Re-shard an archive by taxonomy for fast per-taxon NFS access.

genopack repack input.gpk output.gpk [options]
Flag Default Description
-t / --threads 1 OMP decompression threads
-z / --zstd-level 6 Output compression level
-m / --max-memory 32 Max buffered FASTA data in GB before eviction
--taxonomy-rank g g = genus, f = family
-v / --verbose off Log every source shard processed

When to use: After building a large archive without --taxonomy-group, or after many add operations that scattered genomes across shards. A repacked archive allows geodesic-style tools to read only the ~1,900 shards belonging to Salmonella instead of all 24,000+ shards.

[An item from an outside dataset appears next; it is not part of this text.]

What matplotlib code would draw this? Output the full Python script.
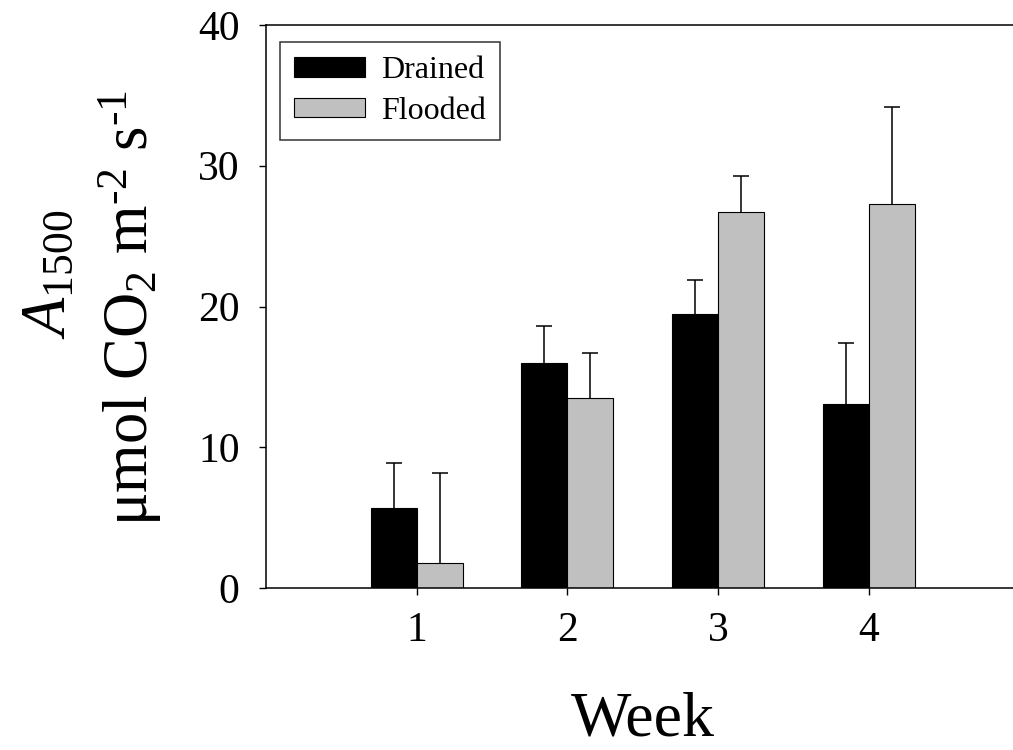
import matplotlib
matplotlib.use("Agg")
import matplotlib.pyplot as plt
import numpy as np

weeks = [1, 2, 3, 4]
drained = [5.7, 16.0, 19.5, 13.1]
drained_err = [3.2, 2.6, 2.35, 4.3]
flooded = [1.8, 13.5, 26.7, 27.3]
flooded_err = [6.4, 3.2, 2.55, 6.9]

plt.rcParams['font.family'] = ['Liberation Serif', 'DejaVu Serif']
plt.rcParams['mathtext.fontset'] = 'custom'
plt.rcParams['mathtext.rm'] = 'Liberation Serif'
plt.rcParams['mathtext.it'] = 'Liberation Serif:italic'

W, H = 1013, 750
fig = plt.figure(figsize=(W / 100, H / 100), dpi=100)
ax = fig.add_axes([266 / W, (H - 588) / H, 5 * 150.7 / W, 563 / H])

x = np.array(weeks)
bw = 0.305
err_kw = dict(ecolor='black', elinewidth=1.1, capsize=6, capthick=1.1)
b1 = ax.bar(x - bw / 2, drained, bw, color='black', edgecolor='black', linewidth=0.8,
            yerr=[np.zeros(4), drained_err], error_kw=err_kw, label='Drained')
b2 = ax.bar(x + bw / 2, flooded, bw, color='#c0c0c0', edgecolor='black', linewidth=0.8,
            yerr=[np.zeros(4), flooded_err], error_kw=err_kw, label='Flooded')
# only the upper error is drawn, so drop the lower caps
for b in (b1, b2):
    caps = b.errorbar.lines[1]
    caps[0].set_visible(False)

ax.set_xlim(0, 5)
ax.set_ylim(0, 40)
ax.set_xticks(weeks)
ax.set_yticks([0, 10, 20, 30, 40])
ax.tick_params(axis='both', direction='out', length=5, width=1, labelsize=30)
ax.tick_params(axis='x', pad=12)
ax.tick_params(axis='y', pad=14)
ax.spines['right'].set_visible(False)
for s in ['left', 'top', 'bottom']:
    ax.spines[s].set_linewidth(1.1)

ax.set_xlabel('Week', fontsize=46)
ax.xaxis.set_label_coords(0.5, -(735 - 588) / 563)
ax.xaxis.label.set_va('baseline')

fig.text(50 / W, 1 - 274 / H, '$A_{1500}$', rotation=90, ha='center', va='center', fontsize=45)
fig.text(130 / W, 1 - 308 / H, r'μmol CO$_2$ m$^{\text{-}2}$ s$^{\text{-}1}$', rotation=90,
         ha='center', va='center', fontsize=45)

leg = ax.legend(loc='upper left', bbox_to_anchor=((280 - 266) / (5 * 150.7), 1 - (42 - 25) / 563),
                fontsize=23, frameon=True, fancybox=False, edgecolor='black',
                handlelength=2.2, handleheight=0.55, borderpad=0.45, labelspacing=0.35,
                handletextpad=0.5, borderaxespad=0)
leg.get_frame().set_linewidth(1.1)

fig.savefig('out.png', dpi=100)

Algorithm: Three-phase two-pass design.

  1. Phase 1 (fast): Reads only GenomeDirEntry arrays from each shard (~300 MB total for a 3.1 TB archive). Builds a full genome→taxonomy routing table in memory.
  2. Phase 2: Sorts all genome records by (taxonomy, oph_fingerprint).
  3. Phase 3: Single sequential pass through the source archive; decompresses FASTAs with OMP parallelism; routes each genome to its pre-determined taxon writer; flushes the largest writer when memory cap is hit (minimises partial-shard fragmentation).

taxonomy

Query taxonomy for one genome.

genopack taxonomy mydb.gpk --accession GCA_000008085.1

taxdump

Export taxonomy in NCBI or columnar binary format.

genopack taxdump mydb.gpk -f taxdump -o ./taxdump/
genopack taxdump mydb.gpk -f columnar -o ./taxonomy/
Format Output files Description
taxdump names.dmp, nodes.dmp, acc2taxid.dmp NCBI taxdump - Kraken/Kaiju compatible
columnar acc2taxid.bin, taxnodes.bin, acc2taxid.tsv, taxonomy.tsv Fast offline lookup

similar

Find similar genomes by KMRX cosine similarity.

genopack similar mydb.gpk GCA_000008085.1 -k 20 --min-sim 0.90

Uses the HNSW approximate nearest-neighbour index (if present) or falls back to linear scan.

Flag Default Description
-k / --top-k 10 Number of results
--min-sim 0.0 Minimum cosine similarity threshold

cidx

Look up genome_id from contig accession via the CIDX index.

# Single
genopack cidx mydb.gpk --accession NZ_JAVJIU010000001.1

# Batch
genopack cidx mydb.gpk --accessions-file contigs.txt --threads 8 -o results.tsv

Throughput: ~150M queries/s on a single core (binary search on sorted FNV-1a-64 hash array).


reindex

Append a missing GIDX or HNSW section to an existing archive.

genopack reindex mydb.gpk [--hnsw] [--gidx]

Useful when an archive was built with --no-hnsw and the index is needed later.